Padang, - Pengurus Masjid tertua di Kota Padang, Sumatera Barat (Sumbar), Masjid Raya Gantiang, menolak surat edaran Menteri Agama Yaqut Cholil Qoumas No. 5 Tahun 2022 tentang pedoman penggunaan pengeras suara di masjid dan musala. Pengurus Masjid Raya Gantiang, Haji Munandar Maska mengatakan, selama tidak ada aturan dari Majelis Ulama (MUI) Sumbar, surat edaran Menag tersebut tidak akan diterapkan.
"Selagi masih belum ada fatwa dari MUI Sumbar, kami tidak akan menerapkan edaran tersebut, " sebut pengurus masjid saat ditemui wartawan, Jumat (4/3/2022).

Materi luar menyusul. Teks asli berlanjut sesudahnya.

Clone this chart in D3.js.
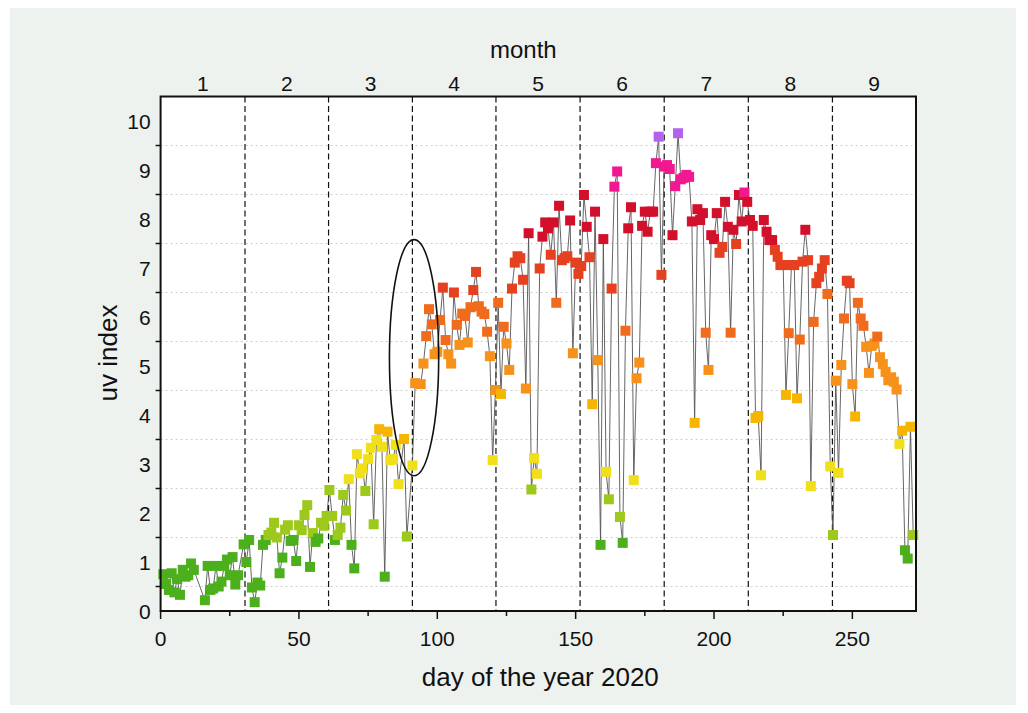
<!DOCTYPE html>
<html><head><meta charset="utf-8">
<script src="https://cdn.jsdelivr.net/npm/d3@7"></script>
<style>html,body{margin:0;padding:0;background:#fff;}svg{display:block;font-family:"Liberation Sans",Arial,Helvetica,sans-serif;}</style>
</head><body>
<svg id="c" width="1028" height="713"></svg>
<script>
// ---- data ----
const days = [1,2,3,4,5,6,7,8,9,10,11,12,16,17,18,19,20,21,22,23,24,25,26,27,28,30,31,32,33,34,35,36,37,38,39,40,41,42,43,44,45,46,47,48,49,50,51,52,53,54,55,56,57,58,59,60,61,62,63,64,65,66,67,68,69,70,71,72,73,74,75,76,77,78,79,80,81,82,83,84,85,86,88,89,91,92,94,95,96,97,98,99,100,101,102,103,104,105,106,107,108,109,110,111,112,113,114,115,116,117,118,119,120,121,122,123,124,125,126,127,128,129,130,131,132,133,134,135,136,137,138,139,140,141,142,143,144,145,146,147,148,149,150,151,152,153,154,155,156,157,158,159,160,161,162,163,164,165,166,167,168,169,170,171,172,173,174,175,176,177,178,179,180,181,182,183,184,185,186,187,188,189,190,191,192,193,194,195,196,197,198,199,200,201,202,203,204,205,206,207,208,209,210,211,212,213,214,215,216,217,218,219,220,221,222,223,224,225,226,227,228,229,230,231,232,233,234,235,236,237,238,239,240,241,242,243,244,245,246,247,248,249,250,251,252,253,254,255,256,257,258,259,260,261,262,263,264,265,266,267,268,269,270,271,272];
const uvIndex = [0.75,0.55,0.43,0.77,0.38,0.65,0.33,0.84,0.7,0.73,0.97,0.84,0.22,0.92,0.43,0.46,0.92,0.5,0.6,0.92,1.05,0.73,1.1,0.54,0.73,1.36,1.0,1.45,0.48,0.18,0.58,0.52,1.35,1.45,1.55,1.6,1.8,1.5,0.77,1.09,1.66,1.75,1.43,1.45,1.02,1.75,1.65,1.96,2.16,0.9,1.59,1.41,1.48,1.8,1.74,1.94,2.47,1.94,1.45,1.55,1.7,2.37,2.05,2.69,1.35,0.87,3.2,2.81,2.91,2.45,3.1,3.33,1.77,3.49,3.71,3.35,0.7,3.66,3.08,3.1,3.39,2.59,3.51,1.52,2.97,4.65,4.63,5.05,5.61,6.16,5.85,5.24,5.29,5.94,6.6,5.53,5.24,5.05,6.5,5.84,5.43,6.07,6.02,5.48,6.2,6.55,6.92,6.22,6.11,6.06,5.7,5.2,3.08,4.51,6.29,4.43,5.8,5.46,4.92,6.58,7.11,7.24,7.2,6.76,4.54,7.71,2.48,3.12,2.8,6.99,7.64,7.93,7.81,7.27,7.93,6.29,8.27,7.16,7.2,7.24,7.97,5.26,7.11,6.88,7.04,8.49,7.84,7.22,4.22,8.15,5.12,1.35,7.59,2.84,2.28,6.58,8.66,8.97,1.92,1.39,5.72,7.81,8.24,2.67,4.75,5.07,7.86,8.15,7.74,8.15,8.15,9.14,9.68,6.86,9.07,9.1,9.02,7.67,8.67,9.75,8.81,8.84,8.9,8.86,7.95,3.84,8.2,7.98,8.12,5.68,4.92,7.67,7.59,8.12,7.31,7.43,8.35,7.84,5.68,7.78,7.49,8.49,7.95,8.54,8.35,7.98,7.86,3.94,3.98,2.77,7.98,7.74,7.57,7.57,7.37,7.23,7.06,7.06,4.41,5.67,7.06,7.06,4.34,5.54,7.13,7.78,7.16,2.55,5.9,6.69,6.82,6.99,7.16,6.47,2.95,1.55,4.7,2.82,5.02,5.97,6.74,6.69,4.63,3.97,6.29,5.97,5.82,5.39,4.86,5.41,5.46,5.6,5.18,5.04,4.88,4.71,4.77,4.68,4.52,3.41,3.68,1.24,1.07,3.76,1.55];
const monthLabels = ["1","2","3","4","5","6","7","8","9"];
const monthStarts = [0,30.5,60.7,91,121.2,151.6,182,212.4,242.8];
const monthEnd = 273;
const xTicks = [0,50,100,150,200,250];
const xMinorTicks = [25,75,125,175,225];
const yTickLabels = [0,1,2,3,4,5,6,7,8,9,10];
const yMinorTicks = [0.5,1.5,2.5,3.5,4.5,5.5,6.5,7.5,8.5,9.5];
const uvClassColors = ["#4caf1c","#4caf1c","#9dc81c","#f1df1a","#f6b500","#f6921a","#f06c1c","#e5401f","#d3102b","#f2188f","#b262ee"];
const highlight = {day: 91.6, uv: 5.17, rDays: 8.9, rUv: 2.41};

// ---- layout ----
const svg = d3.select("#c");
const L = 160.6, R = 916, T = 96.5, B = 611;
const x = d3.scaleLinear().domain([0, 273]).range([L, R]);
const y = d3.scaleLinear().domain([0, 10.5]).range([B, T]);
const colorOf = v => uvClassColors[Math.max(0, Math.min(10, Math.round(v)))];

svg.append("rect").attr("x",10).attr("y",8).attr("width",1006).attr("height",697).attr("fill","#edf2ef");
svg.append("rect").attr("x",L).attr("y",T).attr("width",R-L).attr("height",B-T).attr("fill","#fff");

// gridlines at half values
svg.append("g").selectAll("line").data(yMinorTicks).join("line")
  .attr("x1",L).attr("x2",R).attr("y1",d=>y(d)).attr("y2",d=>y(d))
  .attr("stroke","#cfcfcf").attr("stroke-width",1).attr("stroke-dasharray","2,3");

// month boundary dashed lines
svg.append("g").selectAll("line").data(monthStarts.slice(1)).join("line")
  .attr("x1",d=>x(d)).attr("x2",d=>x(d)).attr("y1",T).attr("y2",B)
  .attr("stroke","#111").attr("stroke-width",1.2).attr("stroke-dasharray","6,3.5");

// series line
const pts = days.map((d,i)=>({d, v: uvIndex[i]}));
svg.append("path").datum(pts)
  .attr("d", d3.line().x(p=>x(p.d)).y(p=>y(p.v)))
  .attr("fill","none").attr("stroke","#555").attr("stroke-width",0.9);

// markers
const S = 10;
svg.append("g").selectAll("rect").data(pts).join("rect")
  .attr("x",p=>x(p.d)-S/2).attr("y",p=>y(p.v)-S/2).attr("width",S).attr("height",S)
  .attr("fill",p=>colorOf(p.v));

// highlight ellipse
svg.append("ellipse")
  .attr("cx",x(highlight.day)).attr("cy",y(highlight.uv))
  .attr("rx",x(highlight.rDays)-x(0)).attr("ry",y(0)-y(highlight.rUv))
  .attr("fill","none").attr("stroke","#111").attr("stroke-width",1.6);

// frame
svg.append("rect").attr("x",L).attr("y",T).attr("width",R-L).attr("height",B-T)
  .attr("fill","none").attr("stroke","#111").attr("stroke-width",2);

// bottom axis
const gb = svg.append("g");
gb.selectAll("line.maj").data(xTicks).join("line").attr("class","maj")
  .attr("x1",d=>x(d)).attr("x2",d=>x(d)).attr("y1",B).attr("y2",B+8).attr("stroke","#111").attr("stroke-width",1.5);
gb.selectAll("line.min").data(xMinorTicks).join("line").attr("class","min")
  .attr("x1",d=>x(d)).attr("x2",d=>x(d)).attr("y1",B).attr("y2",B+5).attr("stroke","#111").attr("stroke-width",1.5);
gb.selectAll("text").data(xTicks).join("text")
  .attr("x",d=>x(d)).attr("y",B+35).attr("text-anchor","middle")
  .attr("font-size",21).attr("fill","#111").text(d=>d);
svg.append("text").attr("x",(L+R)/2+2).attr("y",686).attr("text-anchor","middle")
  .attr("font-size",26).attr("fill","#111").text("day of the year 2020");

// left axis
const gl = svg.append("g");
gl.selectAll("line").data(yMinorTicks).join("line")
  .attr("x1",L-5).attr("x2",L).attr("y1",d=>y(d)).attr("y2",d=>y(d)).attr("stroke","#111").attr("stroke-width",1.5);
gl.selectAll("text").data(yTickLabels).join("text")
  .attr("x",L-10).attr("y",d=>y(d)).attr("dy","0.36em").attr("text-anchor","end")
  .attr("font-size",21).attr("fill","#111").text(d=>d);
svg.append("text").attr("transform",`translate(117,${353}) rotate(-90)`).attr("text-anchor","middle")
  .attr("font-size",26).attr("fill","#111").text("uv index");

// top axis (months)
const monthCenters = monthStarts.map((s,i)=> (s + (i<monthStarts.length-1 ? monthStarts[i+1] : monthEnd))/2);
svg.append("g").selectAll("text").data(monthLabels).join("text")
  .attr("x",(d,i)=>x(monthCenters[i])).attr("y",91).attr("text-anchor","middle")
  .attr("font-size",21).attr("fill","#111").text(d=>d);
svg.append("text").attr("x",(L+R)/2-15).attr("y",58).attr("text-anchor","middle")
  .attr("font-size",24).attr("fill","#111").text("month");
</script>
</body></html>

Menurutnya, persoalan ibadah itu seharusnya diatur oleh MUI bukan Menag. "Jika memang perhatian terhadap masjid seharusnya jangan itu saja, tetapi infrastruktur masjid juga diperhatikan, " ujar dia.
Edaran Menag tersebut, menurutnya, tidak tepat diterapkan di Kota Padang, apalagi masyarakatnya mayoritas beragama Islam. Mungkin aturan tersebut, sambungnya, lebih tepat diterapkan kepada lingkungan masyarakat yang agamanya lebih beragam.
"Di dekat masjid ini saja ada non muslim, buktinya mereka aman-aman saja, berarti itu tidak menganggu mereka, " lanjut dia.
Salah satu hal yang diatur dalam SE tersebut yakni mengenai volume dan kualitas yang dihasilkan oleh pengeras suara. Volume pengeras suara diatur sesuai dengan kebutuhan, dan paling besar 100 dB (seratus desibel). Pedoman diterbitkannya SE tersebut sebagai upaya meningkatkan ketentraman, ketertiban, dan keharmonisan diantara masyarakat
Baca juga:
Kemenag Sumbar Lepas Jemaah Umrah
|
Lebih jauh, pengurus Masjid Raya Gantiang tersebut menyayangkan perkataan Menag yang menganalogikan suara azan dengan gonggongan anjing.
"Saya sangat menyayangkan perkataan Menag tersebut, seharusnya jika ingin membandingkan, bandingkan saja dengan diksi lain. Banyak lagi bunyi suara, misalnya dengan suara musik saat pesta. Jika demikian tidak tersinggung sekali kita sebagai umat muslim, " pungkasnya.(**)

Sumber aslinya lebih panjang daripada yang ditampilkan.